» What you should do:
The copy must start at the line that contains "Write a component" and finish at the line that contains "Legend, XAxis, YAxis", reproducing each line exactly. Any picture in that span is omitted.

» Dataset content:
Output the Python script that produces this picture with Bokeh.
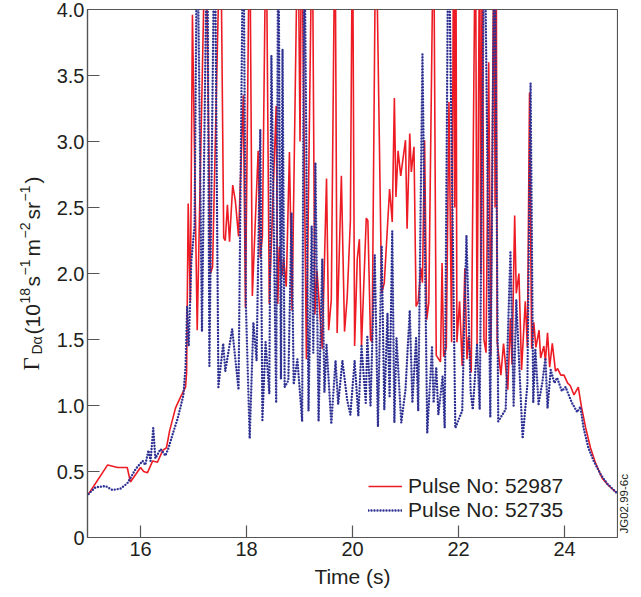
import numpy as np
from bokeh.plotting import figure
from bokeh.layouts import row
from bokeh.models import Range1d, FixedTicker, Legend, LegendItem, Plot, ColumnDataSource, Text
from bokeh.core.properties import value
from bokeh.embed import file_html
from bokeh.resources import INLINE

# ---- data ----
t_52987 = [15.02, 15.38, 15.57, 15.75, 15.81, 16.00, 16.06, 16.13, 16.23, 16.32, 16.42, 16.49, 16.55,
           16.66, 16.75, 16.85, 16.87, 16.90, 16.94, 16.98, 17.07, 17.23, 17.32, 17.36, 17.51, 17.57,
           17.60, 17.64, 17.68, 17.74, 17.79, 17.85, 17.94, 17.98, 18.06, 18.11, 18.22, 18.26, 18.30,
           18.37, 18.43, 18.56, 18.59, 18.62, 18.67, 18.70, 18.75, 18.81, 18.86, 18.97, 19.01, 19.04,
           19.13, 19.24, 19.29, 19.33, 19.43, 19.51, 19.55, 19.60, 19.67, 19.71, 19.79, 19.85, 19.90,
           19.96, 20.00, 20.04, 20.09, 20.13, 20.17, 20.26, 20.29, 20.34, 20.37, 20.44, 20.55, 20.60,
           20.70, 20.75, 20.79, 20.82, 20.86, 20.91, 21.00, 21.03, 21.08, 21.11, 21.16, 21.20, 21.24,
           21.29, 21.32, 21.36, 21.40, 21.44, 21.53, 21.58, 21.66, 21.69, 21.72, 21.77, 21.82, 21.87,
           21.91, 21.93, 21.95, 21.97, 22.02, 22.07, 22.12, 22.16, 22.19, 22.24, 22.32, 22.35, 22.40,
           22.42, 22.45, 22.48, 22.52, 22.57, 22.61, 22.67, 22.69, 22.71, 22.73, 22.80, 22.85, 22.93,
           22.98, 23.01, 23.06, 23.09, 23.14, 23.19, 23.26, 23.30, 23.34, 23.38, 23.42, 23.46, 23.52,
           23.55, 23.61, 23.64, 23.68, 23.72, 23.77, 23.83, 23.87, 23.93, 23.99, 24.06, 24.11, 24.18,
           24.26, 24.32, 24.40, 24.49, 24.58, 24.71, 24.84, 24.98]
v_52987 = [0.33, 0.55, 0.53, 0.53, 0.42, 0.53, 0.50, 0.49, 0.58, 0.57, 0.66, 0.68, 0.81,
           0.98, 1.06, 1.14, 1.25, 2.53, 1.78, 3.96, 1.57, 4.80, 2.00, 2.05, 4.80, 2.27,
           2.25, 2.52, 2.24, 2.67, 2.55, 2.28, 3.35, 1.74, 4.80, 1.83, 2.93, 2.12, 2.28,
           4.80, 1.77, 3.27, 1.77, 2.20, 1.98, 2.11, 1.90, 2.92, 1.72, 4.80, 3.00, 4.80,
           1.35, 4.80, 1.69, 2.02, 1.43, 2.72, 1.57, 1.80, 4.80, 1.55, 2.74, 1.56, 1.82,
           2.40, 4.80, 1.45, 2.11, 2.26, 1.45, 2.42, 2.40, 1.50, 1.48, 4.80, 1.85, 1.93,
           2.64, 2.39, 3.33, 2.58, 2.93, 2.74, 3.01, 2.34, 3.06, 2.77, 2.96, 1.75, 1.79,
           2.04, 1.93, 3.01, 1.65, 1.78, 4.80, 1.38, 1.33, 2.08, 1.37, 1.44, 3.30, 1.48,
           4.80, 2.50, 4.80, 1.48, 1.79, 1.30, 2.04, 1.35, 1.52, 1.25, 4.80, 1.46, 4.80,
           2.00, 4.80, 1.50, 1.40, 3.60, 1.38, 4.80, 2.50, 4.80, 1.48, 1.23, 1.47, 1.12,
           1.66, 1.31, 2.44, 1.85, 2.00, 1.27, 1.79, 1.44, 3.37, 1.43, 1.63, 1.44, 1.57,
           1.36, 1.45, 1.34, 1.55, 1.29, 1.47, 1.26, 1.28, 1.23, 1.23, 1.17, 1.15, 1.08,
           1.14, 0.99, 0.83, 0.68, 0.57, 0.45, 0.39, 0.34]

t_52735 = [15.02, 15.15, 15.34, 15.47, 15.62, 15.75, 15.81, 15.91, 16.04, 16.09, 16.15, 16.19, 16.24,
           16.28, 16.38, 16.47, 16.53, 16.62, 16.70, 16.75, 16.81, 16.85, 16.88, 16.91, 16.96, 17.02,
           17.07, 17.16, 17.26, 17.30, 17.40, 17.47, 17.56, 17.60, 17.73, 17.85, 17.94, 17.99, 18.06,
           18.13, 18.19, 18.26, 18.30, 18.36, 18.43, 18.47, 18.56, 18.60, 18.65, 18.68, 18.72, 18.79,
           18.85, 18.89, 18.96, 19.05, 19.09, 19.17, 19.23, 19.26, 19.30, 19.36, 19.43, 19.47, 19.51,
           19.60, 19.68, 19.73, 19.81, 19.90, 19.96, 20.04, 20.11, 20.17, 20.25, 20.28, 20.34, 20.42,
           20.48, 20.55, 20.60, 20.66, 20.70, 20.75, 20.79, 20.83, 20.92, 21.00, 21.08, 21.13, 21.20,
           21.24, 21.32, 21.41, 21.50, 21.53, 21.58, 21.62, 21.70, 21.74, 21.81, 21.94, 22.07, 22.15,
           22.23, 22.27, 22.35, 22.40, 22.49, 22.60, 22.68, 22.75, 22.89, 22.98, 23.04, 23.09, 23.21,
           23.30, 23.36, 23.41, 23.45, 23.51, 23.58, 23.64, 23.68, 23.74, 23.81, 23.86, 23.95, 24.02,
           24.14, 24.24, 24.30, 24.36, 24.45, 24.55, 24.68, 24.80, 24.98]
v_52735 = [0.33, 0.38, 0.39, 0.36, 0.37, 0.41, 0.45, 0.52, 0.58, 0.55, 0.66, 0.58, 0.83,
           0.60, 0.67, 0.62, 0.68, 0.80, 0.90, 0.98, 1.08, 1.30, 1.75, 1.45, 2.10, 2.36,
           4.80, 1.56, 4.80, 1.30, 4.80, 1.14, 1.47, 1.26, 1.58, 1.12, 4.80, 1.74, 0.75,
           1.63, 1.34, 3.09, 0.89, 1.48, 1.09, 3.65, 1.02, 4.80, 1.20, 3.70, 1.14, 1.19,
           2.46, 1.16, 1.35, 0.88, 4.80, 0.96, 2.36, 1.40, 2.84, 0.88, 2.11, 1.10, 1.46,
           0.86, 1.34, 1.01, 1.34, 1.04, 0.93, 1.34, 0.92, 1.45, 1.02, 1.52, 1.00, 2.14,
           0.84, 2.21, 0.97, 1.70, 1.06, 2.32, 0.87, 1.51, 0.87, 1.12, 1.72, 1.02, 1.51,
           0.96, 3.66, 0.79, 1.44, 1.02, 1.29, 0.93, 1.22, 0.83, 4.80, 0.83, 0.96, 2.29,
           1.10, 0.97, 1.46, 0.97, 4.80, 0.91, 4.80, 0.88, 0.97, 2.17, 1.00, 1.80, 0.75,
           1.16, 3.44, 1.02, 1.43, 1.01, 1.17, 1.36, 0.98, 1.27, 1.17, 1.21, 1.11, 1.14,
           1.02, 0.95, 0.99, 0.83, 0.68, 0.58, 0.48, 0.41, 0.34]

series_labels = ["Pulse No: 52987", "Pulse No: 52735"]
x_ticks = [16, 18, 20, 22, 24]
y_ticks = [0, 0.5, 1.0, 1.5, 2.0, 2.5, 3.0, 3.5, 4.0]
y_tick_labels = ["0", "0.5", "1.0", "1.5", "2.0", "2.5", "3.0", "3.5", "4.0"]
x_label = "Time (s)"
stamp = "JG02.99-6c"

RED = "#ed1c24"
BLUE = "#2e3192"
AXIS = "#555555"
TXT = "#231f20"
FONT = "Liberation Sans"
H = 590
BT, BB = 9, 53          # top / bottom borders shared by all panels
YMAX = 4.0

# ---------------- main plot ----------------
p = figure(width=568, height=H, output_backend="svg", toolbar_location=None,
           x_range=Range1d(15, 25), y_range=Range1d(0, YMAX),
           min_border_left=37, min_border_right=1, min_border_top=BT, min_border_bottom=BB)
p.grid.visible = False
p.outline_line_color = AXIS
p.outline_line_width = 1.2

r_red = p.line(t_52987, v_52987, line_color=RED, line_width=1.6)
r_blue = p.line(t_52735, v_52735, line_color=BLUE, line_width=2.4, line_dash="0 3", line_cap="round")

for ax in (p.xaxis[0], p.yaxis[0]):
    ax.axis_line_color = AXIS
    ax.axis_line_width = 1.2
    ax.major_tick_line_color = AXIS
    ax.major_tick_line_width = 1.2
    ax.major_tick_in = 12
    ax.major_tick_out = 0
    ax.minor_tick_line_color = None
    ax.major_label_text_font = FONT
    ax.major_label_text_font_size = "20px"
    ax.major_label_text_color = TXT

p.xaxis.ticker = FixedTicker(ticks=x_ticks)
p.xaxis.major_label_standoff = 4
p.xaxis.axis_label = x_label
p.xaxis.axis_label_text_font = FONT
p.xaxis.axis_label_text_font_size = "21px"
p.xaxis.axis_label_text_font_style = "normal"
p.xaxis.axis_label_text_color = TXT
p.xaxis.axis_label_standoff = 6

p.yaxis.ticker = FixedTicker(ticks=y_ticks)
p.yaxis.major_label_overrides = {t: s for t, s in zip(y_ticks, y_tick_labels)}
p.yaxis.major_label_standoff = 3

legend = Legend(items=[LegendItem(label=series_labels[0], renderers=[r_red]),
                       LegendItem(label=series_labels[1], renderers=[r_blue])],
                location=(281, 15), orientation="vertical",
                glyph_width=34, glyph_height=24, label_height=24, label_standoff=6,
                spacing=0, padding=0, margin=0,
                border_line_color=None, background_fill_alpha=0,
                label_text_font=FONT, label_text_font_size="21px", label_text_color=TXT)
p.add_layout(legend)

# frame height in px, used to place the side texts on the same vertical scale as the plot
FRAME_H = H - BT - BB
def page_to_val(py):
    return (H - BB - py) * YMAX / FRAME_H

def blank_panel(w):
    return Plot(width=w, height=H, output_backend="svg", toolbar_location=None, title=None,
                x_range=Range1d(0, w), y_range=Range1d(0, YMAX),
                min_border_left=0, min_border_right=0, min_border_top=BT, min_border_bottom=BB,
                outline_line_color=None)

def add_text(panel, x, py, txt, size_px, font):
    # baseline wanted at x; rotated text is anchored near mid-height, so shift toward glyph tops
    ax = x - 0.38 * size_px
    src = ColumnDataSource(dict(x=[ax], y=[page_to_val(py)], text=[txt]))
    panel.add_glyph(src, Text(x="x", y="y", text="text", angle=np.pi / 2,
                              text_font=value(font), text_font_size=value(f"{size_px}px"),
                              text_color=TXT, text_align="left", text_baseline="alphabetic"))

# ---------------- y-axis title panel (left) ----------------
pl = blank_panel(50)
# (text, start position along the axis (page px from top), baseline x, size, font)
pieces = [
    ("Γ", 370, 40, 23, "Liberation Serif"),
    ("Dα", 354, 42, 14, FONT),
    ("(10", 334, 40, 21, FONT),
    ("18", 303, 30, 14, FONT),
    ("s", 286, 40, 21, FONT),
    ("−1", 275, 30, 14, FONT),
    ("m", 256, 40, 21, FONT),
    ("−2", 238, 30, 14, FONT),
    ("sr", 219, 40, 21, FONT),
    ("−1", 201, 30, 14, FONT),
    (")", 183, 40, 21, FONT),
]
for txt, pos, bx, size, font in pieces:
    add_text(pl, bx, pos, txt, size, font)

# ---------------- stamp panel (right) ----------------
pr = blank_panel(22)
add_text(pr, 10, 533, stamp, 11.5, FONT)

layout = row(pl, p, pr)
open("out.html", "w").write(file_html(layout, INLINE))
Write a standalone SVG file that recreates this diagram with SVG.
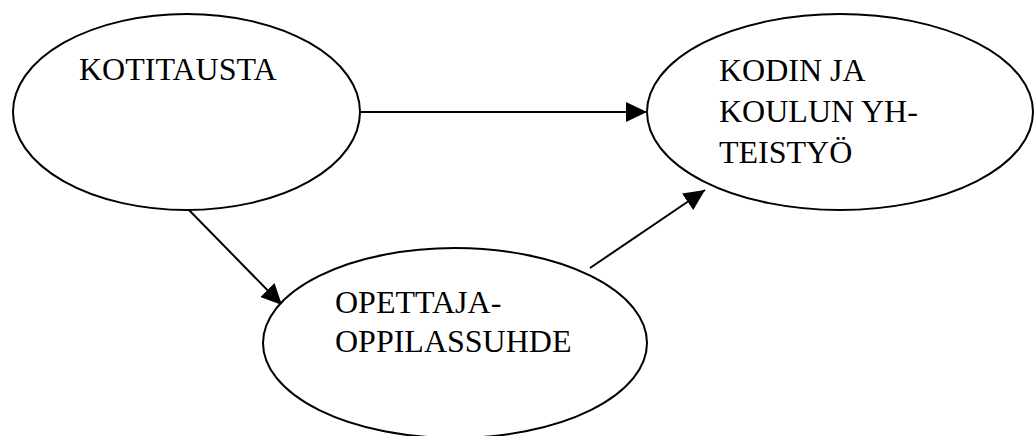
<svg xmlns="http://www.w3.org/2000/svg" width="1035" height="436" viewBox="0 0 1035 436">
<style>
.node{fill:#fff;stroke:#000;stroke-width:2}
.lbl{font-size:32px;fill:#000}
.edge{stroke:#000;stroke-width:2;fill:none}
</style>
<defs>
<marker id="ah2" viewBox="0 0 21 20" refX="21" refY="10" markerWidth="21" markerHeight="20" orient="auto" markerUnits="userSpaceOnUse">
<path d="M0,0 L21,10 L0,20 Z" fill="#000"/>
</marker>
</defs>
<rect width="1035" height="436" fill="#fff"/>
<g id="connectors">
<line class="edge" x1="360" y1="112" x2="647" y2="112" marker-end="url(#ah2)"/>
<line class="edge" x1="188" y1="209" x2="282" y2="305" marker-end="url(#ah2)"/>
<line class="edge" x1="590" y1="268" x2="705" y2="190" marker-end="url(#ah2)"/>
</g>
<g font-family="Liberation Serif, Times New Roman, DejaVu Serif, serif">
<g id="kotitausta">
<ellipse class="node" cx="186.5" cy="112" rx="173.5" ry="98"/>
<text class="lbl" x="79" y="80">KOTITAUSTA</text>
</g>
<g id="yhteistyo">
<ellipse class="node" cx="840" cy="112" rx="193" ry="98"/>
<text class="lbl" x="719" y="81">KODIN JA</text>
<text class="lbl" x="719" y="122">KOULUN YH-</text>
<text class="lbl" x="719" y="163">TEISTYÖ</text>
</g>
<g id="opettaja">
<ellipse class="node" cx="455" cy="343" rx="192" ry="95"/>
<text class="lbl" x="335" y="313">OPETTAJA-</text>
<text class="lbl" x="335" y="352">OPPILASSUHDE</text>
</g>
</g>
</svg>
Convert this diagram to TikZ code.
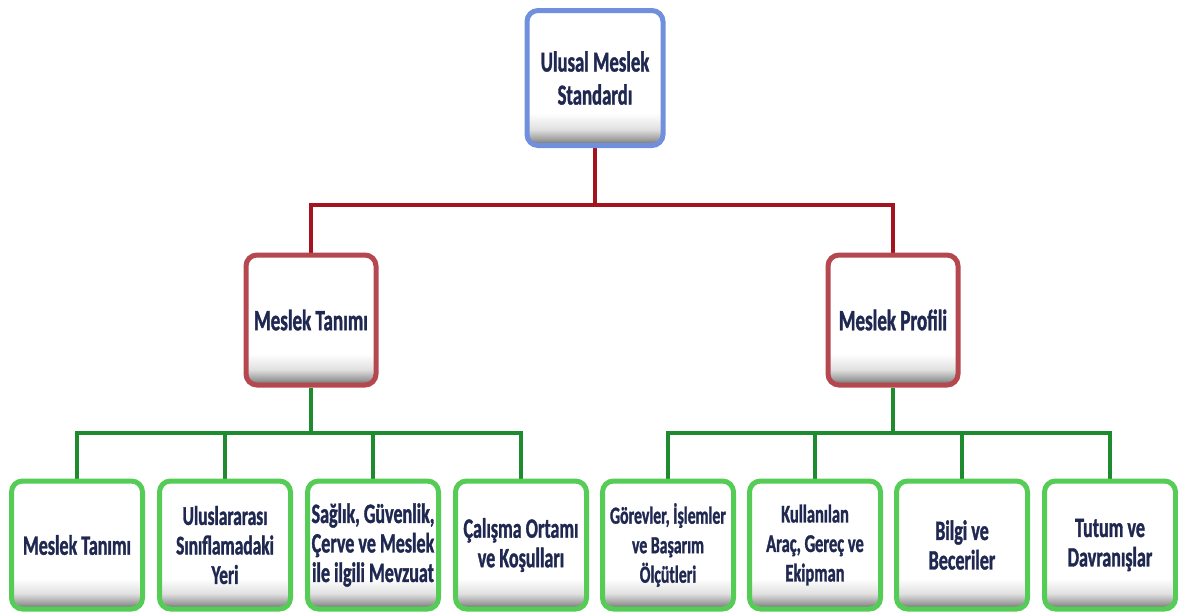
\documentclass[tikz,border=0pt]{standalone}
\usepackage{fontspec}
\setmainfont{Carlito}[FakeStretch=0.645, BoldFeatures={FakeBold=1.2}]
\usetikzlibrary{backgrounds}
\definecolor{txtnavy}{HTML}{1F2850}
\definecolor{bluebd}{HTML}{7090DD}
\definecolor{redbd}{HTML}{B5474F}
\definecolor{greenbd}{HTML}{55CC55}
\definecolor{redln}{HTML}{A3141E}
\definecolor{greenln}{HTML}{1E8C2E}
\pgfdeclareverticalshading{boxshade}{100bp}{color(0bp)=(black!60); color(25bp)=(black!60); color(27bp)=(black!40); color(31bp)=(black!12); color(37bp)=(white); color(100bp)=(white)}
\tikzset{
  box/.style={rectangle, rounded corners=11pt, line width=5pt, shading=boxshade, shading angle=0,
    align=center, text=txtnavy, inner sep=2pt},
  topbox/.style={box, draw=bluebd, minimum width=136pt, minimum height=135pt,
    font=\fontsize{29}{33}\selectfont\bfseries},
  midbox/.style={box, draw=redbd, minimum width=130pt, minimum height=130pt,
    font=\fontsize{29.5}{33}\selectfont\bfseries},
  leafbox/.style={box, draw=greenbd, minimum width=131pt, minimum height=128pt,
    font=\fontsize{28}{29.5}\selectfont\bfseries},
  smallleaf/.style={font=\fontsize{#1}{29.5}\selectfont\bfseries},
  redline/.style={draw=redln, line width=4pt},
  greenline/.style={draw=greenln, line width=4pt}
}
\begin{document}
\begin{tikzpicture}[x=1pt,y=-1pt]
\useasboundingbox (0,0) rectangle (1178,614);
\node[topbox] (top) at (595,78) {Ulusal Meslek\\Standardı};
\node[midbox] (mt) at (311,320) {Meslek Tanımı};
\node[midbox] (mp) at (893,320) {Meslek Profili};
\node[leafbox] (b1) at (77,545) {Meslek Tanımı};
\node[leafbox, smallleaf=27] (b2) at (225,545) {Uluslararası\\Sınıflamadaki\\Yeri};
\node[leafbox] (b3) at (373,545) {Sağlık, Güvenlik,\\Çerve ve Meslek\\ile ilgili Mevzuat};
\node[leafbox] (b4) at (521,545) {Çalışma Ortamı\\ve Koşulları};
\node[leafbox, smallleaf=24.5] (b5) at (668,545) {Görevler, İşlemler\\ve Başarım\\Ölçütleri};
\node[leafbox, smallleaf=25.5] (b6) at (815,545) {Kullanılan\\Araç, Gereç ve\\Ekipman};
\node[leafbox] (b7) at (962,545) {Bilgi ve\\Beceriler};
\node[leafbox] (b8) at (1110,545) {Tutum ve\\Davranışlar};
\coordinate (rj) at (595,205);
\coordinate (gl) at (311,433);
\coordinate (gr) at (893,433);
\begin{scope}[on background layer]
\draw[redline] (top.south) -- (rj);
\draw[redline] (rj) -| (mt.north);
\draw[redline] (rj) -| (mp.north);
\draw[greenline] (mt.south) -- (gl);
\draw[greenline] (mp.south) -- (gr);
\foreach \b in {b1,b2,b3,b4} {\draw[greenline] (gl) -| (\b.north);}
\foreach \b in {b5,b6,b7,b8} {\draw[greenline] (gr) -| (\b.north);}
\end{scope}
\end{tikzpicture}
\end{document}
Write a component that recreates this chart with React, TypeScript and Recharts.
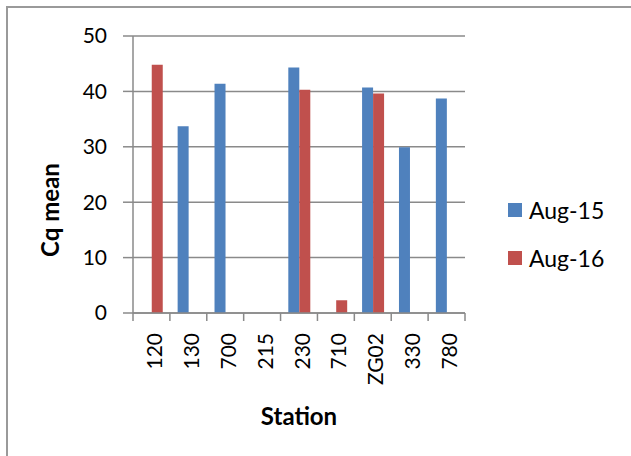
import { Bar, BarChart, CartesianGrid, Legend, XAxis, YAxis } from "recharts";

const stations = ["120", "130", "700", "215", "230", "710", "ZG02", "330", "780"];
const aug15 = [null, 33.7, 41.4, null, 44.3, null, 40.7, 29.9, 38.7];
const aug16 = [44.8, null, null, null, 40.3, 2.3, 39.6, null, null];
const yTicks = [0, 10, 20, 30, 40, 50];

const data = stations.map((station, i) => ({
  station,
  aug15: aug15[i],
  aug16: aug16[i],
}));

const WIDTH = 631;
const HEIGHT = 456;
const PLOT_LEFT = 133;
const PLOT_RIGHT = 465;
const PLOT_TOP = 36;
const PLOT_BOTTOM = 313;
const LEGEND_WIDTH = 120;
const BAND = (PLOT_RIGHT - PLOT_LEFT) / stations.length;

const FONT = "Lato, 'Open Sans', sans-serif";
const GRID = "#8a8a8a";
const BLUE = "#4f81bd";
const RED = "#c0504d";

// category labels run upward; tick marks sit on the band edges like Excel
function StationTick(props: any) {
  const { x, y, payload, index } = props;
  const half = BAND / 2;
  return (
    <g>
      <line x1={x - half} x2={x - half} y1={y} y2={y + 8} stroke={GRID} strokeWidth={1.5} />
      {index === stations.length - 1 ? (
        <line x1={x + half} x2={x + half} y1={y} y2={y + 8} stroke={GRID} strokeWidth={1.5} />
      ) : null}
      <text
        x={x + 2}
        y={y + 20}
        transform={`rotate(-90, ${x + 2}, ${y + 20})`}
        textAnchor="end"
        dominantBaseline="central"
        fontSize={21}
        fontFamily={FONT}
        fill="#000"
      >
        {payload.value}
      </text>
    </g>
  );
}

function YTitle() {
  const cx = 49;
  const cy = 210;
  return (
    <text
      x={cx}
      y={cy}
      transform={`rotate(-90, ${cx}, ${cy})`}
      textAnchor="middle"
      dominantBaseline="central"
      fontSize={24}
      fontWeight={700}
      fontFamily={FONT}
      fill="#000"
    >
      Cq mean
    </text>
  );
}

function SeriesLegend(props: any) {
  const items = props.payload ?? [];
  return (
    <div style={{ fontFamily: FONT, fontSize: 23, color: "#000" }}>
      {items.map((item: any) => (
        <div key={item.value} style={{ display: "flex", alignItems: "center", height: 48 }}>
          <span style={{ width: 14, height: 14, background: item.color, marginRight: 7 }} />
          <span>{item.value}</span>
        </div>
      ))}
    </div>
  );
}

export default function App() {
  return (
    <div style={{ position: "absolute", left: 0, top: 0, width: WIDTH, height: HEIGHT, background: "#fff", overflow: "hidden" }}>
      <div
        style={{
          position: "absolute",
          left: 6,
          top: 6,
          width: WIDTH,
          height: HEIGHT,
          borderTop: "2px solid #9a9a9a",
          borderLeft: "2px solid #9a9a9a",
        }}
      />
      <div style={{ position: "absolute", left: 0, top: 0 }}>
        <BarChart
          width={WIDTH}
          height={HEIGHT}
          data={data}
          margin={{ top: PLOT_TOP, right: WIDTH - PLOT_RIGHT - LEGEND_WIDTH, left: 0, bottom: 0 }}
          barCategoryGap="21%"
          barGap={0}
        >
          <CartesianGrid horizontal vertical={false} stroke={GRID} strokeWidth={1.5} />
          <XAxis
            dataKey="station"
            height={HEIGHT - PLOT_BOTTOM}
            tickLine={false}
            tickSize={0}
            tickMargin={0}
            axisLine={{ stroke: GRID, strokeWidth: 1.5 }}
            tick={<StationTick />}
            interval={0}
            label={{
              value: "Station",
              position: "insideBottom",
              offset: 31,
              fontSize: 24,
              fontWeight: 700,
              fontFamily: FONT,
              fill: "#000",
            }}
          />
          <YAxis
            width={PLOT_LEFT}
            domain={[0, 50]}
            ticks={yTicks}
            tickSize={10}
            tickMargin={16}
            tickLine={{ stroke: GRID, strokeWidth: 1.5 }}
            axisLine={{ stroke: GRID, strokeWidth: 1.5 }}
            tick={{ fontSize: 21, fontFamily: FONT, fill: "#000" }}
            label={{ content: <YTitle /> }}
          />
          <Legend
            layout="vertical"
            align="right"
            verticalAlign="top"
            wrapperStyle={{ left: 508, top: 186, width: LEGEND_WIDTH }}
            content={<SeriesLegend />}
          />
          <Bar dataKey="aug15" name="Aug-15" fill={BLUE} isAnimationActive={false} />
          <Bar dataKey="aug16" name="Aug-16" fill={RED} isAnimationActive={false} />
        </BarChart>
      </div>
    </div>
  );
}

» Finished exercise:
Write a component that recreates this chart with React, TypeScript and Recharts.
import { Bar, BarChart, CartesianGrid, Legend, XAxis, YAxis } from "recharts";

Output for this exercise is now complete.